Question

Solar constant is the amount of solar energy incident perpendicularly per unit time on the unit surface area of the Earth at an average distance between the Sun and the Earth. It values ${{S}_{\circ }}=1340w/{{m}^{2}}$.Here calculate temperature of the Sun’s surface. Radius of the Sun ${{R}_{S}}=7\times {{10}^{8}}m$
Average distance between Earth and the Sub ${{R}_{\circ }}=1.5\times {{10}^{11}}m$
$\sigma =5.67\times {{10}^{-8}}W{{m}^{-2}}{{K}^{4}}$

Answer 1

Hint: In the above question we are asked to determine the temperature of the surface of the Sun.
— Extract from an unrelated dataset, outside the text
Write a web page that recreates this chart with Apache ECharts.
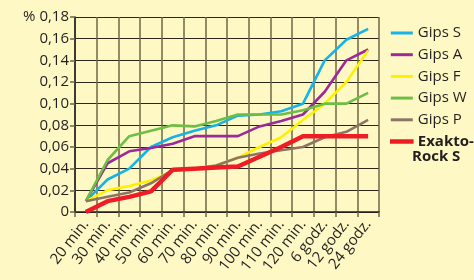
<!DOCTYPE html>
<html>
<head>
<meta charset="utf-8">
<script src="https://cdn.jsdelivr.net/npm/echarts@6/dist/echarts.min.js"></script>
<style>
  html, body { margin: 0; padding: 0; background: #fef9c4; }
  #chart { width: 474px; height: 280px; }
</style>
</head>
<body>
<div id="chart"></div>
<script>
// categories on the x axis
const categories = ['20 min.', '30 min.', '40 min.', '50 min.', '60 min.', '70 min.', '80 min.',
  '90 min.', '100 min.', '110 min.', '120 min.', '6 godz.', '12 godz.', '24 godz.'];

// y tick labels, bottom to top
const yTickLabels = ['0', '0,02', '0,04', '0,06', '0,08', '0,10', '0,12', '0,14', '0,16', '% 0,18'];

// values (%)
const gipsS = [0.01, 0.03, 0.04, 0.06, 0.069, 0.075, 0.08, 0.089, 0.09, 0.093, 0.10, 0.14, 0.159, 0.169];
const gipsA = [0.01, 0.045, 0.056, 0.059, 0.063, 0.07, 0.07, 0.07, 0.079, 0.084, 0.09, 0.111, 0.14, 0.15];
const gipsF = [0.01, 0.02, 0.024, 0.029, 0.038, 0.04, 0.043, 0.05, 0.06, 0.069, 0.085, 0.10, 0.12, 0.149];
const gipsW = [0.01, 0.048, 0.07, 0.075, 0.08, 0.079, 0.084, 0.09, 0.09, 0.09, 0.094, 0.10, 0.10, 0.11];
const gipsP = [0.01, 0.014, 0.018, 0.0265, 0.039, 0.04, 0.043, 0.05, 0.054, 0.057, 0.06, 0.069, 0.074, 0.085];
const exakto = [0, 0.01, 0.014, 0.019, 0.039, 0.04, 0.041, 0.042, 0.051, 0.06, 0.07, 0.07, 0.07, 0.07];

const seriesDefs = [
  { name: 'Gips S', data: gipsS, color: '#17b2e6', width: 2.6 },
  { name: 'Gips A', data: gipsA, color: '#9c2a98', width: 2.6 },
  { name: 'Gips F', data: gipsF, color: '#fff000', width: 2.6 },
  { name: 'Gips W', data: gipsW, color: '#6dbe45', width: 2.6 },
  { name: 'Gips P', data: gipsP, color: '#8d7566', width: 2.6 },
  { name: 'Exakto-Rock S', data: exakto, color: '#ee1c25', width: 4.5 },
];

const font = '"Open Sans", "Noto Sans", sans-serif';
const textColor = '#231f20';
const gridBrown = '#6f6447';

const chart = echarts.init(document.getElementById('chart'));

chart.setOption({
  backgroundColor: '#fef9c4',
  animation: false,
  grid: { left: 75, top: 17, right: 95, bottom: 68 },
  xAxis: {
    type: 'category',
    data: categories,
    boundaryGap: true,
    axisLine: { lineStyle: { color: textColor, width: 1.5 } },
    axisTick: { show: true, length: 5, lineStyle: { color: gridBrown, width: 1.5 } },
    splitLine: { show: true, lineStyle: { color: gridBrown, width: 1.5 } },
    axisLabel: {
      rotate: 52,
      margin: 9.5,
      interval: 0,
      color: textColor,
      fontSize: 15,
      fontFamily: font,
      // nudges the rotated labels a few px to the right
      padding: [8, 0, 0, 0],
    },
  },
  yAxis: {
    type: 'value',
    min: 0,
    max: 0.18,
    interval: 0.02,
    axisLine: { show: true, lineStyle: { color: textColor, width: 1.5 } },
    axisTick: { show: true, length: 5, lineStyle: { color: gridBrown, width: 1.5 } },
    splitLine: { show: true, lineStyle: { color: '#2b2618', width: 1.2 } },
    axisLabel: {
      margin: 6,
      color: textColor,
      fontSize: 15,
      fontFamily: font,
      formatter: (v, i) => yTickLabels[i],
    },
  },
  legend: {
    orient: 'vertical',
    left: 385,
    top: 19,
    icon: 'rect',
    itemWidth: 22,
    itemHeight: 3,
    itemGap: 3.7,
    textStyle: { color: textColor, fontSize: 15, lineHeight: 18, fontFamily: font },
    data: seriesDefs.map(s => s.name === 'Exakto-Rock S'
      ? { name: s.name, textStyle: { fontWeight: 'bold' },
          itemStyle: { borderColor: s.color, borderWidth: 1.6 } }
      : { name: s.name }),
    formatter: name => name === 'Exakto-Rock S' ? 'Exakto-' : name,
  },
  graphic: [
    {
      type: 'text',
      left: 412,
      top: 149,
      style: { text: 'Rock S', fill: textColor, fontSize: 15, fontWeight: 'bold', fontFamily: font },
    },
  ],
  series: seriesDefs.map(s => ({
    name: s.name,
    type: 'line',
    data: s.data,
    showSymbol: false,
    symbol: 'none',
    color: s.color,
    lineStyle: { color: s.color, width: s.width },
  })),
});
</script>
</body>
</html>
First we will determine the total power radiated by the Sun at the position where the Earth is located with respect to the sun. Further we will use Stefan’s law of Power in order to determine the temperature on the surface of the Sun.

Formula used:
$P={{S}_{\circ }}4\pi {{d}^{2}}$
$P=\sigma A{{T}^{4}}$

Complete step by step answer:
To begin with let us first determine the power radiated by the sun on the Earth. Let us say the distance between the Sun and the Earth is ${R_ \circ }$ . If the solar constant ${S_ \circ }$ is the solar constant, then the Power P is equal to,
$P = {S_ \circ }4\pi {R_ \circ }^2...(1)$
If T is the temperature of the Sun and A is its surface area, then the Power radiated by the sun is equal to by Stefan’s law the power radiated by the sun is given by,
$P = \sigma A{T^4}$
If ${R_S}$ is the radius of the Sun, then we can write the above expression as,
$P = \sigma (4\pi {R_S}^2){T^4}...(2)$
Equating equation 1 and 2 we get,
$\eqalign{
  & P = {S_ \circ }4\pi {R_ \circ }^2 = \sigma (4\pi {R_S}^2){T^4} \cr
  & \Rightarrow {T^4} = \dfrac{{{S_ \circ }4\pi {R_ \circ }^2}}{{\sigma 4\pi {R_S}^2}} \cr
  & \Rightarrow T = {\left( {\dfrac{{{S_ \circ }{R_ \circ }^2}}{{\sigma {R_S}^2}}} \right)^{1/4}} \cr} $
Now substituting the required quantities in the above expression, the temperature of the surface of the Sun we get as,
$\eqalign{
  & T = {\left( {\dfrac{{1340w/{m^2}{{(1.5 \times {{10}^{11}}m)}^2}}}{{5.67 \times {{10}^{ - 8}}W{m^{ - 2}}{K^4}{{(7 \times {{10}^8}m)}^2}}}} \right)^{1/4}} \cr
  & \Rightarrow T = {\left( {\dfrac{{1340 \times 2.25 \times {{10}^{22}}}}{{5.67 \times {{10}^{ - 8}} \times 49 \times {{10}^{16}}m}}} \right)^{1/4}} \cr
  & \therefore T = 5775.8{\text{ }}K \cr} $

Note: $\sigma $ is a universal constant called the Stefan-Boltzmann constant. This is basically due to the fact that the relation for power radiated by the black body was first experimentally deduced by Stefan and later proved theoretically by Boltzmann. IF in a case if a body is not a perfectly black body and has some emissivity $\in $ , then the above relation for power becomes $P=\in \sigma A{{T}^{4}}$ . It is also to be noted that energy radiated also depends on the temperature of the enclosure of the body which radiates the energy.